Colette Eynard est consultante en gérontologie. Passionnée d'architecture, elle revendique pour chacun la liberté de choisir son lieu et son mode de vie. Rencontre avec une grande dame.
Colette Eynard, consultante en gérontologie
Quel est votre parcours ?
J'ai fait des études de lettres classiques à Lyon II, je suis arrivée très tardivement dans le milieu de la gérontologie. Jusqu'à mes 40 ans, ma connaissance des personnes âgées se limitait à ma grand-mère, que j'aimais d'ailleurs beaucoup, mais je n'avais aucune notion des difficultés liées au vieillissement. C'est par la vie associative que je les ai découvertes. Alors que j'étais présidente d'une association de quartier à Villeurbanne, a émergé l'idée de créer des logements regroupés pour des personnes âgées aidées par un service à domicile. Il fallait tout inventer mais c'était un challenge passionnant. En parallèle, j'ai suivi un DU en gérontologie sociale pendant 3 ans. Sur mon passage, j'ai rencontré beaucoup de gens formidables, notamment à la Fondation de France et à l'Uniopss qui m'ont associée à la création d'un réseau de consultants en gérontologie. C'était important que des consultants puissent soutenir des porteurs de projets. Nous avons ainsi installé les bases de l'accompagnement et publié un certain nombre d'ouvrages en réponse à ce qu'on entend et voit sur le terrain au sujet d'Alzheimer, des aidants... Le dernier porte sur la notion de vulnérabilité, de fragilité, un vocabulaire utilisé quand on ne sait plus quoi dire.
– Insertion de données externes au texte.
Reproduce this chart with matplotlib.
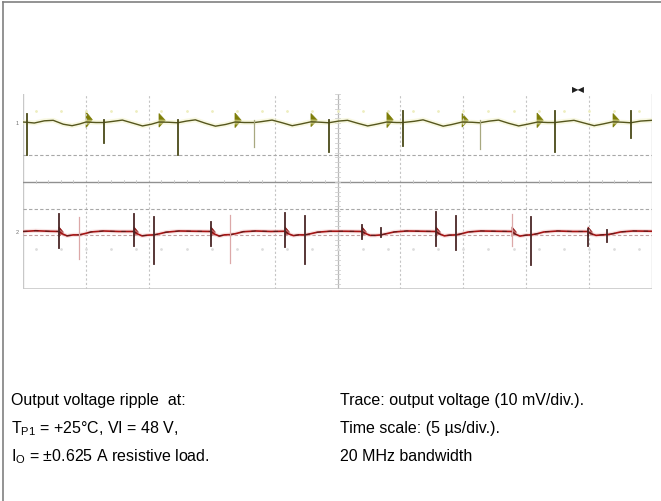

On est aujourd'hui prisonnier de cette manière de mettre les gens dans des cases.
Vous avez aussi participé au programme Sepia ?
Cette expérimentation nationale menée notamment à Villeurbanne m'a permis d'appréhender une programmation participative qui invite à travailler sur les usages et non sur les fonctions dans un espace donné. J'ai aussi participé au groupe européen qu'on a appelé groupe « Saumon », car les saumons remontent toujours à contre-courant. Quand on est arrivé à Bruxelles, on a rencontré des Italiens, des Hollandais, des Belges, des Anglais, qui avaient entrepris la même démarche que nous. Petit à petit, ils avaient monté des projets de logements regroupés, des maisons pour accueillir des personnes âgées, dans des cadres très domestiques. Plutôt que d'aller à des colloques, on s'est dit qu'il valait mieux unir nos forces. On a ainsi travaillé ensemble durant cinq ans, notamment sur la notion de petites unités.
Et en 2007, vous avez participé à la création du Programme Eval'zheimer conduit par Kevin Charras ?
Oui, à la demande de la fondation Médéric Alzheimer. La base du travail repose sur le constat et l'acceptation que l'environnement matériel n'est rien sans l'environnement social. Travailler avec des architectes m'a toujours beaucoup intéressée. On est d'ailleurs en train de finaliser un projet d'accompagnement à la restructuration d'un Ehpad qui accueille 146 résidents. Ancien hospice puis hôpital, le bâtiment est très important dans la ville mais il n'est plus adapté aux besoins. On y voit des professionnels désireux de faire vivre les personnes âgées dans un espace plus domestique, plus agréable, et en même temps soumis à des normes, des contraintes et une culture très sanitaire. Or la prise en charge d'une personne très âgée n'est pas forcément compliquée. Elle ne demande pas une technique extraordinaire. Un Ehpad n'est pas un hôpital.
Est-il possible de créer des domiciles dans les Ehpad ?
La notion de chez soi est fondamentale. Il faut inciter les personnes à dire ce qu'elles veulent, ce dont elles ont envie. L'aide-soignant ou l'aide à domicile ne peut pas imposer sa manière de faire, au mépris des habitudes, des pratiques de la personne. A domicile, on choisit sa façon de vivre. L'Ehpad ne peut, ne doit pas être seulement une institution contraignante. Il faut changer les mentalités pour transformer les Ehpad en maisons. La question fondamentale est de savoir ce qu'on veut faire, pourquoi on veut le faire et ensuite seulement comment on veut le faire. Finalement mon expertise, c'est de poser les bonnes questions pour aider à trouver des réponses.